In the endless scroll of newness—new drops, new collections, new must-haves—the global fashion industry has found itself in the throes of an identity crisis. The fast fashion machine, long-fuelled by speed, scale, and spectacle, is beginning to stall as both consumers and creators reconsider what it means to make, buy, and wear clothing in a world already stretched to its ecological and emotional limits.
Enter the slow fashion movement: it’s less a trend, more of a quiet return. A return to craftsmanship over churn. To permanence over disposability. To stories that outlast the season. In India—where clothing has historically held lineage, memory, and ritual—this philosophy feels less like a disruption and more like a homecoming.
For designers like Sureena Chowdhri, this has always been the way forward. The brand’s latest capsule, Indra, is a reflection of this enduring mindset. Rendered entirely in shades of gold and ivory, Indra resists the noise of trend cycles and instead offers garments that are ceremonial yet unprescribed, elevated yet wearable, crafted to be cherished, reworn, and ultimately passed down.
“We don’t design for seasons,” says Sureena Chowdhri, co-founder and creative director. “We design for legacy.”
This idea of legacy, of clothing as something that gathers meaning over time, sits at the heart of the slow fashion conversation. Long before sustainability became a global buzzword, Indian wardrobes were built on the principle of repeat wear. Sarees outlived generations. Handwoven textiles were repaired, not discarded. A wedding outfit wasn’t something to be worn once and forgotten; it was something to be worn, reworn, reinterpreted across life’s milestones. This cultural muscle memory forms the foundation of Sureena Chowdhri’s work.
With Indra, that philosophy takes shape in silk Chanderi—a fabric chosen not just for its lightness but for its resilience. Each garment is finished with hand-embroidered zardozi, an ancient technique once reserved for royalty, here modernised with minimal motifs and thoughtful placement. The intention is clear: to create clothing that outlives the moment, both physically and emotionally.
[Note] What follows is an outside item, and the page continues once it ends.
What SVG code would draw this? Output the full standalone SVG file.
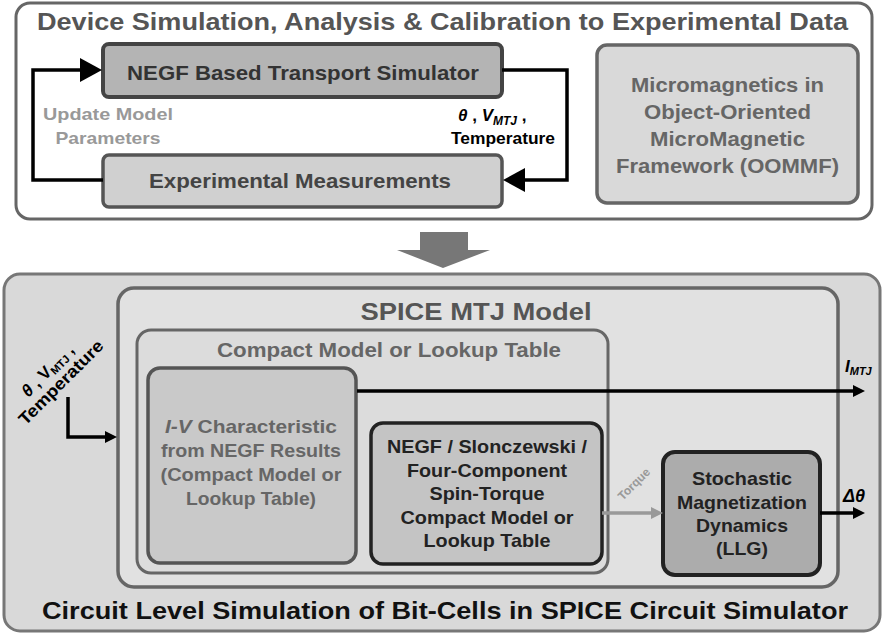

This approach also challenges the prevailing definition of luxury. In an industry where opulence is often equated with excess, Chowdhri’s vision is strikingly different. “For us, luxury isn’t about more. It’s about meaning,” says Govind Chowdhri, CEO and co-founder. “It’s in the hours a karigar devotes to a single detail. It’s in the decision to pare back. It’s in the softness of a fabric that endures.”
The garments themselves—fluid kurtas, scalloped palazzos, kaftans with glinting yokes, Anarkalis softened into lived-in silhouettes—are designed not for a singular occasion but for any moment that demands intention. They resist categorisation: they aren’t bridal, festive, or casual. They are simply meant to be.
This, too, is a crucial element of the slow fashion ethos: rejecting the false urgency of “occasional wear” in favour of timeless adaptability. In a global context where millions of tonnes of clothing end up in landfills each year, the idea of creating something with a longer life—both practically and emotionally—becomes not just a design choice, but an ethical imperative.
Yet, even as sustainability conversations grow louder, the path to true slow fashion remains fraught. The industry’s pace, consumer habits, and the economics of mass production all present challenges. But brands like Sureena Chowdhri remind us that change doesn’t always have to be radical or disruptive. Sometimes, it is the quiet, deliberate choices—the decision to craft less, but better—that can create ripples.
Indra may be a capsule, but it is also a manifesto: a call to embrace fashion not as consumption, but as continuity. A reminder that what we choose to wear—and how we choose to wear it—can be a powerful act of preservation: of craft, of culture, of meaning.
As the world moves faster, fashion, it seems, is learning to slow down.